Mimicry is how we imitate or pattern after the actions and speech of those around us. Mimicry is an instinctive mental faculty, highly developed in the child. Every child will pattern after the most influential soul in its environment, whether that soul is a highly-developed nurturer or a brutal predator.

Mimicry often breeds "followers" who follow the leader in imitating behavior, attitudes and opinions and prejudices that pass for thinking. Thus, mimics stunt their ability to think for themselves. Mimicry a holdover of creature consciousness.


Edna Lister on Mimicry

Surrender to law creates freedom, and love becomes the point of attachment. This admits no pretense or pose. One who adopts a pose is one who thinks he is acting as if he were, but is absorbed in self. When you are truly loving, you are absorbed in God. – Edna Lister, Freedom, October 31, 1934.

You must overcome all hypocrisy, pretense, doubt, and selfishness. To pretend is to cover up less-than-Godlike desires, or to make-believe. – Edna Lister, The Third Degree, March 30, 1935.
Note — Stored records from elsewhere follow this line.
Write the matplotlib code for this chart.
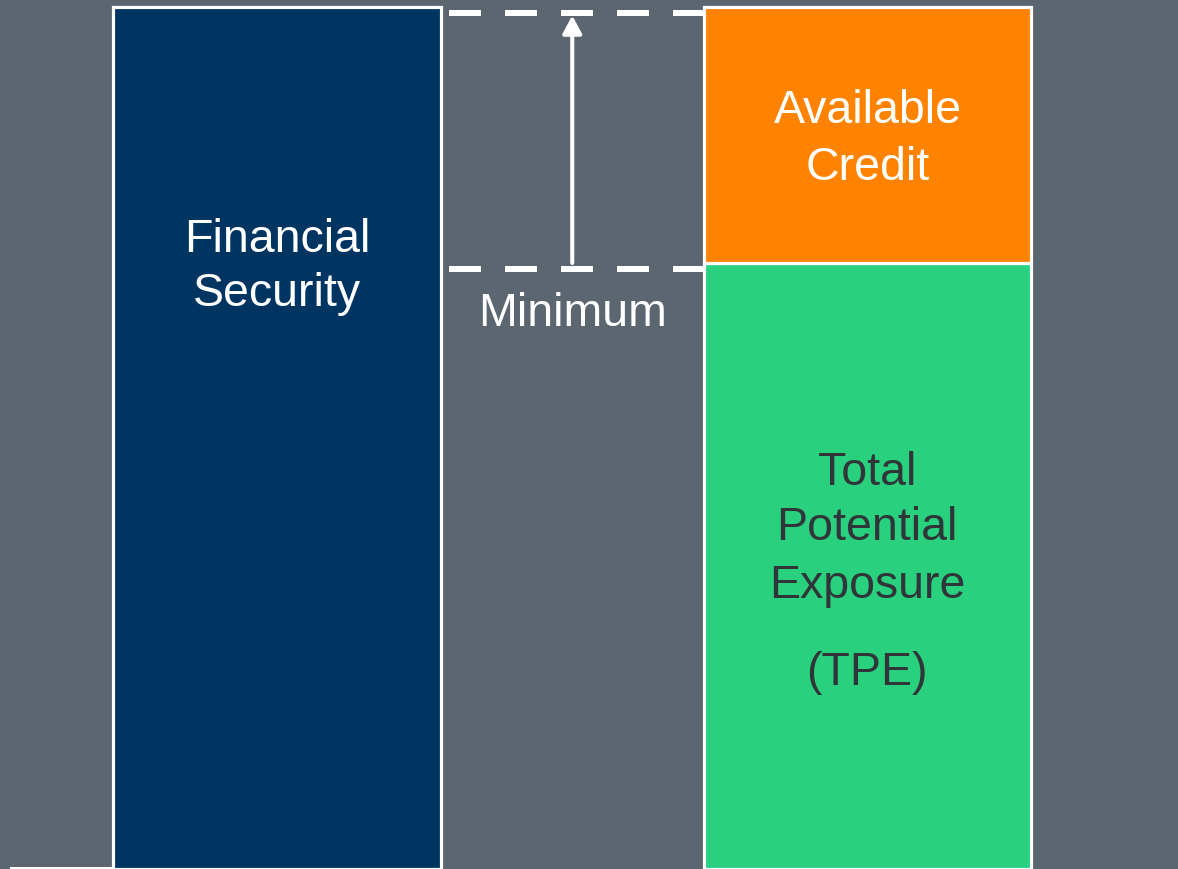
import matplotlib
matplotlib.use("Agg")
import matplotlib.pyplot as plt
import matplotlib.transforms as mtransforms
from matplotlib.lines import Line2D

plt.rcParams['font.family'] = ['Liberation Sans', 'DejaVu Sans']
plt.rcParams['lines.scale_dashes'] = False

# ---- data ----
positions = [0, 1, 2]              # 0: Financial Security, 1: gap (Minimum), 2: TPE + Available Credit
financial_security = [100.0]
total_potential_exposure = [70.3]
available_credit = [29.7]

BG = '#5b6670'
NAVY = '#003562'
ORANGE = '#ff8200'
GREEN = '#29d17f'
DARK_TEXT = '#2f3538'

W, H = 1178, 870
DPI = 100
fig = plt.figure(figsize=(W / DPI, H / DPI), dpi=DPI, facecolor=BG)
ax = fig.add_axes([0, 0, 1, 1])
ax.set_facecolor(BG)
ax.axis('off')

px_per_unit = 295.25
left_x = -277 / px_per_unit
ax.set_xlim(left_x, left_x + W / px_per_unit)
top_val = financial_security[0] * H / 862.0
ax.set_ylim(0, top_val)

bar_w = 327.5 / px_per_unit
edge_lw = 2.3
ax.bar(positions[0], financial_security[0], width=bar_w, color=NAVY,
       edgecolor='white', linewidth=edge_lw, zorder=2)
ax.bar(positions[2], total_potential_exposure[0], width=bar_w, color=GREEN,
       edgecolor='white', linewidth=edge_lw, zorder=2)
ax.bar(positions[2], available_credit[0], width=bar_w,
       bottom=total_potential_exposure[0], color=ORANGE,
       edgecolor='white', linewidth=edge_lw, zorder=2)

# dashed reference lines between bars (slightly below the levels)
off_tr = mtransforms.offset_copy(ax.transData, fig=fig, x=0, y=-5.5, units='dots')
x0 = positions[0] + bar_w / 2
x1 = positions[2] - bar_w / 2
px2pt = 72.0 / DPI
dash = (48 * px2pt, (32 * px2pt, 24 * px2pt))
for level in (financial_security[0], total_potential_exposure[0]):
    ln = Line2D([x0, x1], [level, level], color='white', lw=6 * px2pt,
                linestyle=dash, solid_capstyle='butt', dash_capstyle='butt',
                transform=off_tr, zorder=3)
    ax.add_line(ln)

# arrow from TPE level up to the top dashed line
tip_tr = mtransforms.offset_copy(ax.transData, fig=fig, x=0, y=-8.5, units='dots')
ax.annotate('', xy=(positions[1], financial_security[0]), xycoords=tip_tr,
            xytext=(positions[1], total_potential_exposure[0]), textcoords='data',
            arrowprops=dict(arrowstyle='-|>,head_length=0.54,head_width=0.29',
                            mutation_scale=20, color='white', lw=2.9,
                            shrinkA=0, shrinkB=0),
            zorder=4)

FS = 33.5


def ptext(x, y, s, color='white'):
    fig.text(x / W, 1 - y / H, s, ha='center', va='baseline', fontsize=FS,
             color=color)


ptext(277, 252, 'Financial')
ptext(277, 306, 'Security')
ptext(868, 123, 'Available')
ptext(868, 180, 'Credit')
ptext(573, 326, 'Minimum')
ptext(867, 485, 'Total', DARK_TEXT)
ptext(867, 540, 'Potential', DARK_TEXT)
ptext(867, 598, 'Exposure', DARK_TEXT)
ptext(867, 685, '(TPE)', DARK_TEXT)

# thin white slide edge at the bottom left
fig.add_artist(Line2D([11 / W, 113 / W], [1.5 / H, 1.5 / H], color='white',
                      lw=3 * px2pt, transform=fig.transFigure))

fig.savefig('out.png', dpi=DPI, facecolor=BG)
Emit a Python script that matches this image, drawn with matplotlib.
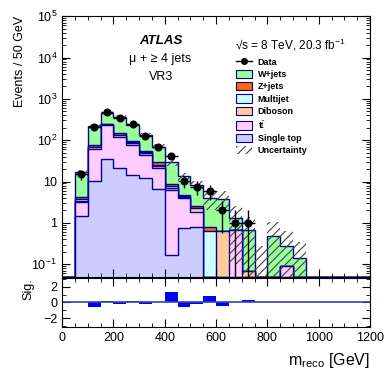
import matplotlib
matplotlib.use('Agg')

import matplotlib.pyplot as plt
import numpy as np
from matplotlib.lines import Line2D
from matplotlib.patches import Patch

plt.rcParams['font.family'] = ['Liberation Sans', 'DejaVu Sans']
plt.rcParams['mathtext.fontset'] = 'custom'
plt.rcParams['mathtext.rm'] = 'Liberation Sans'
plt.rcParams['mathtext.it'] = 'Liberation Sans:italic'
plt.rcParams['mathtext.bf'] = 'Liberation Sans:bold'
plt.rcParams['hatch.linewidth'] = 0.8

# m_reco bins, 50 GeV wide, 0 - 1200 GeV
edges = np.arange(0, 1250, 50)

single_top = [0, 1.45, 10.6, 36, 21.5, 14.8, 12.3, 6.6, 0.17, 0.76, 0.78, 0, 0, 0, 0, 0, 0, 0, 0, 0, 0, 0, 0, 0]
ttbar = [0, 1.75, 52.4, 194, 98.5, 63.2, 32.7, 14.9, 6.2, 3.2, 1.1, 0, 0, 0.69, 0, 0, 0, 0.092, 0, 0, 0, 0, 0, 0]
diboson = [0, 0.1, 5, 8, 12, 8, 4, 2.5, 0.8, 0.3, 0.4, 0, 0.63, 0, 0.07, 0, 0, 0, 0, 0, 0, 0, 0, 0]
multijet = [0, 0.4, 2, 3, 5, 3, 1.5, 1, 0.5, 0.1, 0.05, 0.63, 0, 0, 0, 0, 0, 0, 0, 0, 0, 0, 0, 0]
zjets = [0, 0.6, 6, 10, 16, 9, 5, 4, 1.3, 0.4, 0.3, 0.17, 0, 0, 0, 0, 0, 0, 0, 0, 0, 0, 0, 0]
wjets = [0, 12.5, 151, 208, 212, 142, 76.5, 41, 20, 8.6, 5.75, 3.2, 3.17, 0.61, 0.62, 0, 0.475, 0.178, 0.14, 0, 0, 0, 0, 0]
uncert = [0, 2.5, 22, 45, 35, 25, 16, 12, 5.5, 2.8, 1.8, 2.0, 2.0, 1.2, 0.7, 0.28, 0.58, 0.36, 0.2, 0, 0, 0, 0, 0]
data = [0, 15, 210, 470, 350, 250, 125, 68, 42, 10.2, 7.5, 6, 2, 1, 1, 0, 0, 0, 0, 0, 0, 0, 0, 0]
signif = [0, 0, -0.6, 0.13, -0.2, 0.17, -0.2, 0, 1.3, -0.6, -0.17, 0.86, -0.5, 0, 0.3, 0, 0, 0, 0, 0, 0, 0, 0, 0]

labels = ['Single top', r't$\bar{\mathrm{t}}$', 'Diboson', 'Multijet', 'Z+jets', 'W+jets']
colors = ['#ccccff', '#ffccff', '#ffcc99', '#ccffff', '#ff6600', '#99ff99']
outline = '#000099'

ymin, ymax = 0.05, 1e5
centers = 0.5 * (edges[:-1] + edges[1:])

fig = plt.figure(figsize=(3.9, 3.76), dpi=100)
ax = fig.add_axes([0.159, 0.264, 0.790, 0.693])
rax = fig.add_axes([0.159, 0.131, 0.790, 0.129], sharex=ax)

# stacked backgrounds, drawn top layer first like a ROOT THStack
comps = np.array([single_top, ttbar, diboson, multijet, zjets, wjets])
cum = np.cumsum(comps, axis=0)
for i in range(len(comps) - 1, -1, -1):
    top = np.maximum(cum[i], ymin)
    ax.stairs(top, edges, baseline=ymin, fill=True, facecolor=colors[i], edgecolor='none')
    ax.stairs(top, edges, baseline=ymin, color=outline, lw=1.0)

total = cum[-1]
unc = np.array(uncert)
has = unc > 0
lo = np.maximum(total - unc, ymin)
hi = total + unc
ax.bar(centers[has], (hi - lo)[has], bottom=lo[has], width=50, fill=False,
       hatch='////', edgecolor='#444444', lw=0)

d = np.array(data, dtype=float)
m = d > 0
ax.errorbar(centers[m], d[m], yerr=np.sqrt(d[m]), xerr=25, fmt='o', color='black',
            ms=4.8, lw=1.0, capsize=0)

ax.set_yscale('log')
ax.set_ylim(ymin, ymax)
ax.set_xlim(0, 1200)
ax.set_ylabel('Events / 50 GeV', fontsize=9, loc='top', labelpad=4)
ax.tick_params(labelbottom=False)

for a in (ax, rax):
    a.tick_params(which='both', direction='in', top=True, right=True, labelsize=9)
    a.tick_params(which='major', length=6)
    a.tick_params(which='minor', length=3)
ax.xaxis.set_major_locator(plt.MultipleLocator(200))
ax.xaxis.set_minor_locator(plt.MultipleLocator(50))
ax.yaxis.set_minor_locator(matplotlib.ticker.LogLocator(base=10, subs=np.arange(2, 10), numticks=20))
ax.yaxis.set_minor_formatter(matplotlib.ticker.NullFormatter())
ax.set_yticks([0.1, 1, 10, 1e2, 1e3, 1e4, 1e5])
ax.set_yticklabels([r'$10^{-1}$', '1', '10', r'$10^{2}$', r'$10^{3}$', r'$10^{4}$', r'$10^{5}$'])

ax.text(0.32, 0.905, 'ATLAS', transform=ax.transAxes, ha='center', va='center',
        fontsize=9.5, fontweight='bold', fontstyle='italic')
ax.text(0.32, 0.835, 'μ + ≥ 4 jets', transform=ax.transAxes, ha='center', va='center', fontsize=9)
ax.text(0.32, 0.765, 'VR3', transform=ax.transAxes, ha='center', va='center', fontsize=9)
ax.text(0.74, 0.888, '√s = 8 TeV, 20.3 fb$^{-1}$', transform=ax.transAxes,
        ha='center', va='center', fontsize=8.5)

handles = [Line2D([], [], color='black', marker='o', ms=4, lw=1)]
for i in range(len(comps) - 1, -1, -1):
    handles.append(Patch(facecolor=colors[i], edgecolor=outline, lw=0.8))
handles.append(Patch(facecolor='white', edgecolor='#444444', hatch='////', lw=0))
leg_labels = ['Data'] + labels[::-1] + ['Uncertainty']
ax.legend(handles, leg_labels, loc='upper left', bbox_to_anchor=(0.565, 0.84),
          frameon=False, prop={'size': 6.5, 'weight': 'bold'}, handlelength=1.8,
          handleheight=1.0, labelspacing=0.34, handletextpad=0.6, borderpad=0, borderaxespad=0)

# significance panel
rax.bar(centers, signif, width=50, color='#0000ff', lw=0)
rax.axhline(0, color='#3344aa', lw=1.2)
rax.set_ylim(-3.1, 3.1)
rax.yaxis.set_major_locator(plt.MultipleLocator(2))
rax.yaxis.set_minor_locator(plt.MultipleLocator(1))
rax.set_ylabel('Sig.', fontsize=9, loc='top', labelpad=6)
rax.set_xlabel(r'm$_{\mathrm{reco}}$ [GeV]', fontsize=11.5, loc='right', labelpad=5)

fig.savefig('out.png', dpi=100)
Mimicry is an instinctive capacity, one of nine original soul faculties you start with at birth, making you a creator. – Edna Lister, Illumination: The Building of Character, April 18, 1936.

"Thou shalt not live by false pretenses" or surely you shall die. – Edna Lister, Unpublished Papers, February 22, 1940.

You must become as perfect as your Father in Heaven. Pretense is not good enough. Tricks give you something for nothing in the short-term, but work in reverse over the long haul. – Edna Lister, The First Days, June 17, 1951.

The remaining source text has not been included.